Sözler | YirmiBirinci Söz | 272
(269-278)

Meselâ: Zühal’in etrafındaki halkaların keyfiyeti nasıldır ve Amerika tavukları ne kadardır? gibi, kıymetsiz şeylerle kıymettar vaktini geçiriyorsun. Güya kozmoğrafya ilminden ve istatistikçi fenninden bir kemâl alıyorsun...

Eğer desen: “Beni namazdan ve ibâdetten alıkoyan ve fütur veren öyle lüzumsuz şeyler değil, belki derd-i maişetin zarurî işleridir.” Öyle ise ben de sana derim ki: Eğer yüz kuruş bir gündelik ile çalışsan; sonra biri gelse, dese ki: “Gel on dakika kadar şurayı kaz, yüz lira kıymetinde bir pırlanta ve bir zümrüt bulacaksın.” Sen ona: “Yok, gelmem. Çünki on kuruş gündeliğimden kesilecek. Nafakam azalacak” desen; ne kadar divanece bir bahane olduğunu elbette bilirsin. Aynen onun gibi; sen şu bağında, nafakan için işliyorsun. Eğer farz namazı terketsen, bütün sa’yin semeresi, yalnız dünyevî ve ehemmiyetsiz ve bereketsiz bir nafakaya münhasır kalır. Eğer sen, istirahat ve teneffüs vaktini, ruhun rahatına, kalbin teneffüsüne medâr olan namaza sarfetsen; o vakit, bereketli nafaka-i dünyeviyye ile beraber, senin nafaka-i uhreviyyene ve zâd-ı âhiretine ehemmiyetli bir menba olan, iki mâden-i mânevî bulursun.

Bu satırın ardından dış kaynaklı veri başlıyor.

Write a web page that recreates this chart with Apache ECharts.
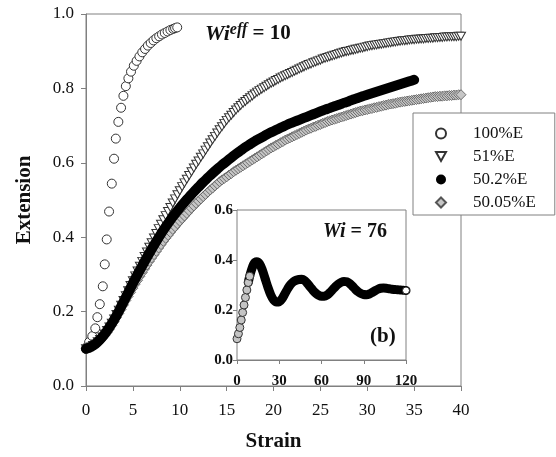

Birinci Mâden: Bütün bağındaki (Hâşiye) yetiştirdiğin -çiçekli olsun, meyveli olsun- her nebâtın, her ağacın tesbihatından, güzel bir niyet ile, bir hisse alıyorsun.

İkinci Mâden: Hem bu bağdan çıkan mahsulattan kim yese -hayvan olsun, insân olsun; inek olsun, sinek olsun; müşteri olsun, hırsız olsun- sana bir sadaka hükmüne geçer. Fakat o şart ile ki: Sen, Rezzak-ı Hakikî nâmına ve izni dairesinde tasarruf etsen ve O’nun malını, O’nun mahlûkatına veren bir tevziat memuru nazarıyla kendine baksan...

İşte bak, namazı terk eden ne kadar büyük bir hâsâret eder. Ne kadar ehemmiyetli bir serveti kaybeder ve sa’ye pek büyük bir şevk veren ve amelde büyük bir kuvve-i mânevî temin eden o iki neticeden ve o iki mâdenden mahrum kalır, iflâs eder. Hattâ ihtiyarlandıkça bahçecilikten usanır, fütur gelir. “Neme lâzım” der. “Ben zâten dünyadan gidiyorum. Bu kadar zahmeti ne için çekeceğim?” diyecek, kendini tenbelliğe atacak. Fakat evvelki adam der: “Daha ziyâde ibâdetle beraber sa’y-i helâle çalışacağım. Tâ, kabrime daha ziyâde ışık göndereceğim. Âhiretime daha ziyâde zahîre tedârik edeceğim.”


Hâşiye: Bu makam, bir bağda bir zâta bir derstir ki, bu tarz ile beyân edilmiş.